Lists the input from Netarkivet.dk to the 2012 Heritrix workshop at British library.


Authors: Søren Vejrup Carlsen(Netarkivet.dk), Nicholas Clarke (Netarkivet.dk)

General list of improvements

  • A better TemplateMigrationTool from H1 to H3 templates. The existing one (H3.1.1) is not usable as-is for migrating Netarchivesuite templates. e.g. The QuotaEnforcer part of our templates is not currently handled by the tool (cf. https://kb-dk.atlassian.net/browse/NAS-1955)
  • Better documentation, including javadoc.  More examples on how to use scripting in H3 would also be nice.
  • Improve GUI (if possible, transfer the features in H1 GUI to the H3 GUI). Feedback from ONB (see Heavily used Pages from Heritrix 1.14 Webinterface) and the curators at netarkivet.dk (Netarkivet-curator-requirements) indicate, that some pages in the H1 GUI are frequently used for monitoring, and that access to the same information in the H3 as in H1 would be a requirement for migrating NetarchiveSuite to H3. This includes examining the frontier, progress statistics, examining crawl-log (using regular expressions), and adding notes to journal in case of changes made while job is paused.
  • Improve REST-API (upgrade to REST 2). Make it possible to extend the API
  • QA-issues: There are no code-coverage, checkstyle, bugs (findbugs/PMD) reports. These should be added to the jenkins site with the use of Sonar. Framework for letting the community be involved in codereviews (crucible) would also be nice.

Nice to have:

  • Possible to run Heritrix engine purely as a HTTP server.
  • Hardwired Timezone (i.e. GMT), is that a good thing?
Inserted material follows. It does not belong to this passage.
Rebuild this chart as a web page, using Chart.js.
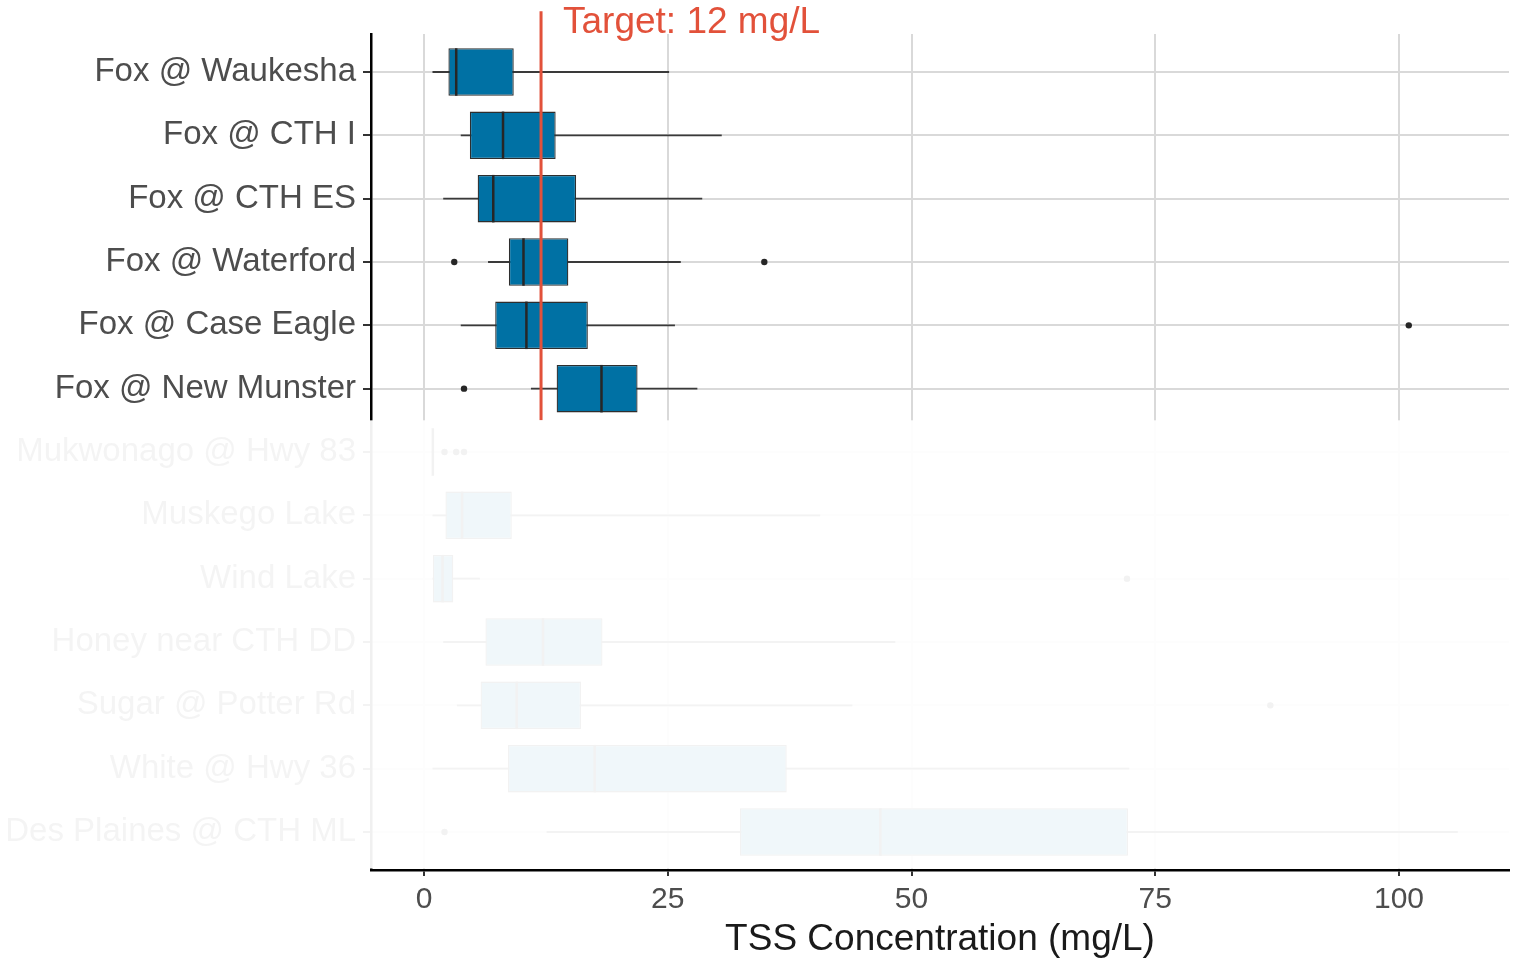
<!DOCTYPE html>
<html lang="en">
<head>
  <meta charset="UTF-8">
  <title>TSS Concentration by site</title>
  <script src="https://cdn.jsdelivr.net/npm/chart.js"></script>
  <style>
    html, body { margin: 0; padding: 0; background: #ffffff; }
    #wrap { width: 1513px; height: 962px; }
  </style>
</head>
<body>
<div id="wrap"><canvas id="tssChart" width="1513" height="962"></canvas></div>
<script>
// sites, top to bottom
const sites = [
  "Fox @ Waukesha", "Fox @ CTH I", "Fox @ CTH ES", "Fox @ Waterford",
  "Fox @ Case Eagle", "Fox @ New Munster", "Mukwonago @ Hwy 83",
  "Muskego Lake", "Wind Lake", "Honey near CTH DD", "Sugar @ Potter Rd",
  "White @ Hwy 36", "Des Plaines @ CTH ML"
];
// box plot stats (mg/L)
const whiskerLow  = [0.9, 3.8, 2.0, 6.6, 3.8, 11.0, 0.9, 0.9, 0.9, 2.0, 3.4, 0.9, 12.6];
const q1          = [2.5, 4.7, 5.5, 8.7, 7.3, 13.6, 0.9, 2.2, 0.9, 6.3, 5.8, 8.6, 32.4];
const median      = [3.3, 8.1, 7.1, 10.2, 10.5, 18.2, 0.9, 3.9, 1.9, 12.2, 9.5, 17.5, 46.8];
const q3          = [9.2, 13.5, 15.6, 14.8, 16.8, 21.9, 0.9, 9.0, 3.0, 18.3, 16.1, 37.2, 72.2];
const whiskerHigh = [25.1, 30.5, 28.5, 26.3, 25.7, 28.0, 0.9, 40.6, 5.7, 48.3, 43.9, 72.3, 106.0];
const outliers    = [[], [], [], [3.1, 34.9], [101.0], [4.1], [2.1, 3.3, 4.1], [], [72.1], [], [86.8], [], [2.1]];
const xTicks = [0, 25, 50, 75, 100];
const TARGET = 12;
const HIGHLIGHTED = 6;   // first six sites stay in full colour

const FONT = "'Liberation Sans', Arial, sans-serif";
const RED = "#e2513a";

const whiskerData = sites.map((s, i) => ({ x: [whiskerLow[i], whiskerHigh[i]], y: i + 1 }));
const boxData = sites.map((s, i) => ({ x: [q1[i], q3[i]], y: i + 1 }));
const medianData = sites.map((s, i) => ({ x: median[i], y: i + 1 }));
const outlierData = [];
outliers.forEach((arr, i) => arr.forEach(v => outlierData.push({ x: v, y: i + 1 })));

// fades the lower group of sites and writes the target label
const fadePlugin = {
  id: "fade",
  afterDatasetsDraw(chart) {
    const { ctx, chartArea, scales } = chart;
    const y0 = scales.y.getPixelForValue(HIGHLIGHTED + 0.5);
    ctx.save();
    ctx.fillStyle = "rgba(255,255,255,0.94)";
    ctx.fillRect(0, y0, chart.width, chartArea.bottom - 1.5 - y0);
    ctx.fillStyle = RED;
    ctx.font = "37px " + FONT;
    ctx.textBaseline = "alphabetic";
    ctx.textAlign = "left";
    ctx.fillText("Target: " + TARGET + " mg/L", scales.x.getPixelForValue(TARGET) + 22, chartArea.top - 1);
    ctx.restore();
  }
};

function halfBox(c) {
  const y = c.chart.scales.y;
  if (!y) return 24;
  return Math.abs(y.getPixelForValue(2) - y.getPixelForValue(1)) * 0.375;
}

new Chart(document.getElementById("tssChart"), {
  type: "bar",
  data: {
    datasets: [
      {
        type: "bar", indexAxis: "y", data: whiskerData, grouped: false,
        backgroundColor: "#3a3a3a", borderWidth: 0, barThickness: 1.2, order: 4
      },
      {
        type: "bar", indexAxis: "y", data: boxData, grouped: false,
        backgroundColor: "#0071a4", borderColor: "#2e2e2e", borderWidth: 1.3,
        borderSkipped: false, barPercentage: 0.75, categoryPercentage: 1, order: 3
      },
      {
        type: "line", data: medianData, showLine: false,
        pointStyle: "line", rotation: 90, pointRadius: halfBox,
        pointBorderColor: "#262626", pointBorderWidth: 2.5, order: 2
      },
      {
        type: "line", data: outlierData, showLine: false,
        pointStyle: "circle", pointRadius: 3.2, pointBorderWidth: 0,
        pointBackgroundColor: "#262626", order: 1
      },
      {
        type: "line", data: [{ x: TARGET, y: 0.04 }, { x: TARGET, y: HIGHLIGHTED + 0.5 }],
        borderColor: RED, borderWidth: 3, pointRadius: 0, clip: false, order: 0
      }
    ]
  },
  options: {
    responsive: false,
    animation: false,
    events: [],
    layout: { padding: { top: 34, right: 3, left: 0, bottom: 0 } },
    plugins: { legend: { display: false }, tooltip: { enabled: false } },
    scales: {
      x: {
        type: "linear",
        offset: false,
        min: -5.44, max: 111.28,
        afterBuildTicks: s => { s.ticks = xTicks.map(v => ({ value: v })); },
        afterFit: s => { s.height = 92; },
        grid: { offset: false, color: "#d9d9d9", lineWidth: 2, tickColor: "#333333", tickLength: 6, tickWidth: 2 },
        border: { display: true, color: "#000000", width: 2.5 },
        ticks: { font: { family: FONT, size: 30 }, color: "#4d4d4d", padding: 6, maxRotation: 0 },
        title: { display: true, text: "TSS Concentration (mg/L)", font: { family: FONT, size: 37 },
                 color: "#1a1a1a", padding: { top: 0, bottom: 0 } }
      },
      y: {
        type: "linear",
        offset: false,
        reverse: true,
        min: 0.4, max: 13.6,
        afterBuildTicks: s => { s.ticks = sites.map((n, i) => ({ value: i + 1 })); },
        afterFit: s => { s.width = 371; },
        grid: { offset: false, color: "#d9d9d9", lineWidth: 2, tickColor: "#333333", tickLength: 8, tickWidth: 2 },
        border: { display: true, color: "#000000", width: 2.5 },
        ticks: {
          font: { family: FONT, size: 33 }, color: "#4d4d4d", padding: 7,
          callback: v => sites[v - 1]
        }
      }
    }
  },
  plugins: [fadePlugin]
});
</script>
</body>
</html>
Questions and observations:

The description of the overall architecture of H3 found here, http://builds.archive.org:8080/javadoc/heritrix-3.1.1/ is not really reflected in the structure of the project.

Provide a graphical overview of the heritrix workflow.
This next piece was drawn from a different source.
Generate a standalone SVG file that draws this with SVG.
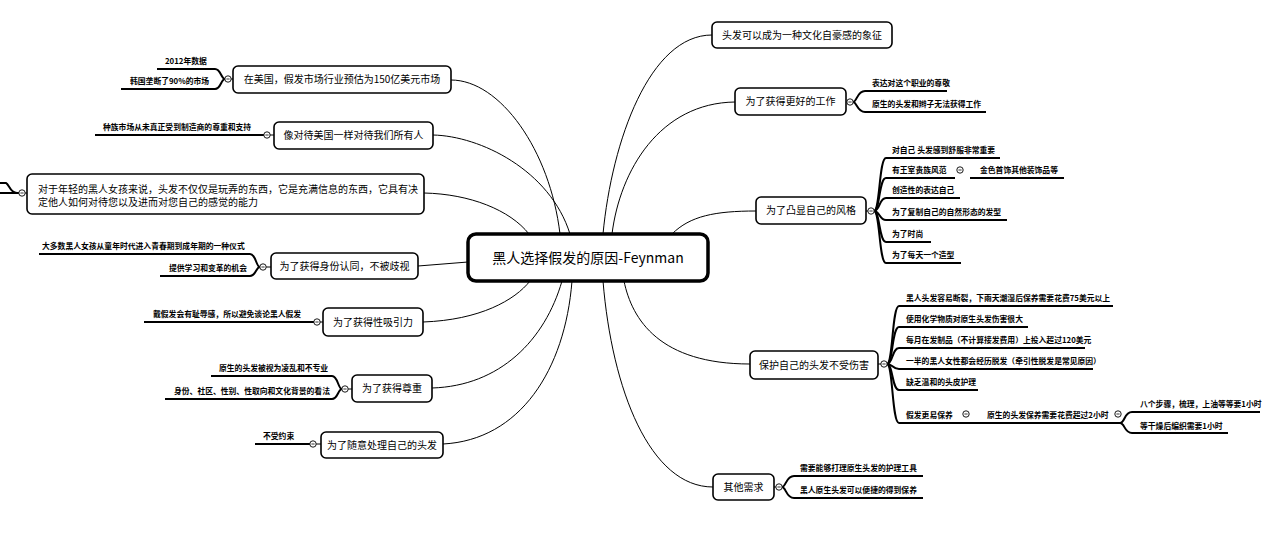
<svg xmlns="http://www.w3.org/2000/svg" width="1280" height="542" viewBox="0 0 1280 542">
<defs>
<style>
.bg{fill:#fff}
.box{fill:#fff;stroke:#000;stroke-width:1.6}
.main{fill:#fff;stroke:#000;stroke-width:3.5}
.t1{font-family:"Noto Sans CJK SC","Noto Sans",sans-serif;font-size:10px;fill:#000;text-anchor:middle}
.tb{font-family:"Noto Sans CJK SC","Noto Sans",sans-serif;font-size:10px;fill:#000}
.tm{font-family:"Noto Sans CJK SC","Noto Sans",sans-serif;font-size:14px;fill:#000;text-anchor:middle}
.t2{font-family:"Noto Sans CJK SC","Noto Sans",sans-serif;font-size:7.8px;font-weight:bold;fill:#000}
.c{fill:none;stroke:#000;stroke-width:1}
.u{fill:none;stroke:#000;stroke-width:2}
.k{fill:#fff;stroke:#000;stroke-width:0.9}
</style>
<g id="knob"><circle class="k" cx="0" cy="0" r="3.2"/><line x1="-1.6" y1="0" x2="1.6" y2="0" stroke="#000" stroke-width="0.8"/></g>
</defs>
<rect class="bg" x="0" y="0" width="1280" height="542"/>

<g id="connectors">
<path class="c" d="M451,80 C500,80 550,150 560,234"/>
<path class="c" d="M433,135 C480,136 550,170 570,234"/>
<path class="c" d="M424,193 C470,194 510,210 529,234"/>
<path class="c" d="M418,266 L468,262"/>
<path class="c" d="M530,281 C515,300 480,320 423,322"/>
<path class="c" d="M562,281 C545,340 500,386 432,388"/>
<path class="c" d="M572,281 C565,370 520,440 443,444"/>
<path class="c" d="M603,234 C612,140 650,35 712,35"/>
<path class="c" d="M612,234 C620,170 660,103 735,102"/>
<path class="c" d="M672,234 C690,216 715,211 756,211"/>
<path class="c" d="M624,281 C632,320 660,364 750,364"/>
<path class="c" d="M603,281 C612,390 650,487 713,487"/>
<!-- node to knob stubs -->
<path class="c" d="M231,79 L233,79 M270,135 L274,135 M25,193 L27,193 M266,267 L271,267 M320,322 L323,322 M348,389 L352,389 M316,444 L321,444 M846,102 L847,102 M866,211 L868,211 M878,364 L881,364 M774,487 L776,487"/>
<!-- left child lines -->
<path class="u" d="M225,79 C221,79 221,69 215,69 L157,69"/>
<path class="u" d="M225,79 C221,79 221,89 215,89 L121,89"/>
<path class="u" d="M264,135 L95,135"/>
<path class="u" d="M19,193 L0,193"/>
<path class="u" d="M17,193 C10,193 9,184 6,183 L0,183"/>
<path class="u" d="M260,267 C256,267 256,254 250,254 L39,254"/>
<path class="u" d="M260,267 C256,267 256,276 250,276 L160,276"/>
<path class="u" d="M314,322 L144,322"/>
<path class="u" d="M342,389 C338,389 338,376 332,376 L211,376"/>
<path class="u" d="M342,389 C338,389 338,399 332,399 L165,399"/>
<path class="u" d="M310,444 L255,444"/>
<!-- right child lines -->
<path class="u" d="M853,102 C857,102 857,91 865,91 L947,91"/>
<path class="u" d="M853,102 C857,102 857,112 865,112 L986,112"/>
<path class="u" d="M874,211 C880,211 879,158 886,158 L1000,158"/>
<path class="u" d="M874,211 C880,211 879,178 886,178 L955,178"/>
<path class="u" d="M970,178 L1064,178"/>
<path class="u" d="M874,211 C880,211 879,198 886,198 L960,198"/>
<path class="u" d="M874,211 C880,211 879,220 886,220 L1007,220"/>
<path class="u" d="M874,211 C880,211 879,242 886,242 L931,242"/>
<path class="u" d="M874,211 C880,211 879,263 886,263 L961,263"/>
<path class="u" d="M887,364 C893,364 892,306 899,306 L1113,306"/>
<path class="u" d="M887,364 C893,364 892,327 899,327 L1028,327"/>
<path class="u" d="M887,364 C893,364 892,348 899,348 L1085,348"/>
<path class="u" d="M887,364 C893,364 892,369 899,369 L1093,369"/>
<path class="u" d="M887,364 C893,364 892,390 899,390 L978,390"/>
<path class="u" d="M887,364 C893,364 892,423 899,423 L1120,423"/>
<path class="u" d="M1120,423 C1125,423 1124,412 1132,412 L1260,412"/>
<path class="u" d="M1120,423 C1125,423 1124,433 1132,433 L1228,433"/>
<path class="u" d="M782,487 C786,487 786,476 794,476 L923,476"/>
<path class="u" d="M782,487 C786,487 786,498 794,498 L923,498"/>
</g>

<g id="center">
<rect class="main" x="468" y="234" width="240" height="47" rx="8"/>
<text class="tm" x="588" y="263">黑人选择假发的原因-Feynman</text>
</g>

<g id="n-market">
<rect class="box" x="233" y="66" width="218" height="27" rx="5"/>
<text class="t1" x="342" y="83">在美国，假发市场行业预估为150亿美元市场</text>
<use href="#knob" x="228" y="79"/>
</g>
<g id="n-market-c1"><text class="t2" x="165" y="64">2012年数据</text></g>
<g id="n-market-c2"><text class="t2" x="130" y="84">韩国垄断了90%的市场</text></g>

<g id="n-treat">
<rect class="box" x="274" y="122" width="159" height="27" rx="5"/>
<text class="t1" x="353.5" y="139">像对待美国一样对待我们所有人</text>
<use href="#knob" x="267" y="135"/>
</g>
<g id="n-treat-c1"><text class="t2" x="103" y="130">种族市场从未真正受到制造商的尊重和支持</text></g>

<g id="n-girls">
<rect class="box" x="27" y="174" width="397" height="40" rx="5"/>
<text class="tb" x="38" y="192.5">对于年轻的黑人女孩来说，头发不仅仅是玩弄的东西，它是充满信息的东西，它具有决</text>
<text class="tb" x="38" y="205.5">定他人如何对待您以及进而对您自己的感觉的能力</text>
<use href="#knob" x="22" y="193"/>
</g>

<g id="n-identity">
<rect class="box" x="271" y="253" width="147" height="26" rx="5"/>
<text class="t1" x="344.5" y="269.5">为了获得身份认同，不被歧视</text>
<use href="#knob" x="263" y="267"/>
</g>
<g id="n-identity-c1"><text class="t2" x="42" y="249">大多数黑人女孩从童年时代进入青春期到成年期的一种仪式</text></g>
<g id="n-identity-c2"><text class="t2" x="169" y="271">提供学习和变革的机会</text></g>

<g id="n-attract">
<rect class="box" x="323" y="308" width="100" height="28" rx="5"/>
<text class="t1" x="373" y="325.5">为了获得性吸引力</text>
<use href="#knob" x="317" y="322"/>
</g>
<g id="n-attract-c1"><text class="t2" x="153" y="317">戴假发会有耻辱感，所以避免谈论黑人假发</text></g>

<g id="n-respect">
<rect class="box" x="352" y="375" width="80" height="27" rx="5"/>
<text class="t1" x="392" y="392">为了获得尊重</text>
<use href="#knob" x="345" y="389"/>
</g>
<g id="n-respect-c1"><text class="t2" x="219" y="371">原生的头发被视为凌乱和不专业</text></g>
<g id="n-respect-c2"><text class="t2" x="174" y="394">身份、社区、性别、性取向和文化背景的看法</text></g>

<g id="n-free">
<rect class="box" x="321" y="432" width="122" height="26" rx="5"/>
<text class="t1" x="382" y="448.5">为了随意处理自己的头发</text>
<use href="#knob" x="313" y="444"/>
</g>
<g id="n-free-c1"><text class="t2" x="263" y="439">不受约束</text></g>

<g id="n-pride">
<rect class="box" x="712" y="22" width="180" height="26" rx="5"/>
<text class="t1" x="802" y="38.5">头发可以成为一种文化自豪感的象征</text>
</g>

<g id="n-job">
<rect class="box" x="735" y="88" width="111" height="27" rx="5"/>
<text class="t1" x="790.5" y="105">为了获得更好的工作</text>
<use href="#knob" x="850" y="102"/>
</g>
<g id="n-job-c1"><text class="t2" x="872" y="86">表达对这个职业的尊敬</text></g>
<g id="n-job-c2"><text class="t2" x="872" y="107">原生的头发和辫子无法获得工作</text></g>

<g id="n-style">
<rect class="box" x="756" y="197" width="110" height="27" rx="5"/>
<text class="t1" x="811" y="214">为了凸显自己的风格</text>
<use href="#knob" x="871" y="211"/>
</g>
<g id="n-style-c1"><text class="t2" x="892" y="153">对自己 头发感到舒服非常重要</text></g>
<g id="n-style-c2"><text class="t2" x="892" y="173">有王室贵族风范</text><use href="#knob" x="960" y="170"/></g>
<g id="n-style-c2a"><text class="t2" x="980" y="173">金色首饰其他装饰品等</text></g>
<g id="n-style-c3"><text class="t2" x="892" y="193">创造性的表达自己</text></g>
<g id="n-style-c4"><text class="t2" x="892" y="215">为了复制自己的自然形态的发型</text></g>
<g id="n-style-c5"><text class="t2" x="892" y="237">为了时尚</text></g>
<g id="n-style-c6"><text class="t2" x="892" y="258">为了每天一个造型</text></g>

<g id="n-protect">
<rect class="box" x="750" y="351" width="128" height="28" rx="5"/>
<text class="t1" x="814" y="368.5">保护自己的头发不受伤害</text>
<use href="#knob" x="884" y="364"/>
</g>
<g id="n-protect-c1"><text class="t2" x="906" y="301">黑人头发容易断裂，下雨天潮湿后保养需要花费75美元以上</text></g>
<g id="n-protect-c2"><text class="t2" x="906" y="322">使用化学物质对原生头发伤害很大</text></g>
<g id="n-protect-c3"><text class="t2" x="906" y="343">每月在发制品（不计算接发费用）上投入超过120美元</text></g>
<g id="n-protect-c4"><text class="t2" x="906" y="364">一半的黑人女性都会经历脱发（牵引性脱发是常见原因）</text></g>
<g id="n-protect-c5"><text class="t2" x="906" y="385">缺乏温和的头皮护理</text></g>
<g id="n-protect-c6"><text class="t2" x="906" y="418">假发更易保养</text><use href="#knob" x="966" y="414"/></g>
<g id="n-protect-c6a"><text class="t2" x="987" y="418">原生的头发保养需要花费超过2小时</text><use href="#knob" x="1118" y="414"/></g>
<g id="n-protect-c6a1"><text class="t2" x="1140" y="407">八个步骤，梳理，上油等等要1小时</text></g>
<g id="n-protect-c6a2"><text class="t2" x="1140" y="429">等干燥后编织需要1小时</text></g>

<g id="n-other">
<rect class="box" x="713" y="474" width="61" height="26" rx="5"/>
<text class="t1" x="743.5" y="490.5">其他需求</text>
<use href="#knob" x="779" y="487"/>
</g>
<g id="n-other-c1"><text class="t2" x="800" y="471">需要能够打理原生头发的护理工具</text></g>
<g id="n-other-c2"><text class="t2" x="800" y="493">黑人原生头发可以便捷的得到保养</text></g>
</svg>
More unit tests. 407 unit-tests exist now  to cover 382 source files.

  • Coverage of commons: 44.9%
  • Coverage of engine: 33.0%
  • Coverage of modules: 21.3%

Splitting the project into more modules and/or packages would probably make it easier to understand, maintain and unit-test the different parts.

Introduce NIO instead of old IO. using old IO for downloading data is not optimal. Also this could utilize a thread pool of writers so the I/O is also not hammered.

Has running with two different Bloom Filters at the same time been tried to minimize false positives? Unfeasable?

Engine code could maybe be split into more logical unit/packages:

    • http harvester
    • workflow around harvester
    • Spring configuration
    • Abstract classes/interfaces used by workflow
    • Heritrix startup

Consider an alternative architecture for H<x>

Instead of running with separate Heritrix instances in parallel on different machine with each their own workflow why not create a distributed master/slave application much like a distributed database lock manager.

Producer/consumer or architecture.

Producer:

  • Handle dns lookup in separate threads, pipelined.
  • Preprocessing and management the harvest queue
  • Persistance handling in a single place.
  • Logging
  • No I/O interference from harvester.
  • Possibly building of index while harvesting.

Consumer(s):

  • Basic http download engines.
  • Postprocessing of data for further urls which are passed back to master.
  • I/O can be used solely for harvesting without pounding the hardware excessively.

Consumer postprocessors could potentially also be injected remotely using reflection/classloading.

This could also solve the problem of large hosting providers not being overloaded since harvesting of different host with identical ip/ip-ranges could be scheduled to do it sequentially.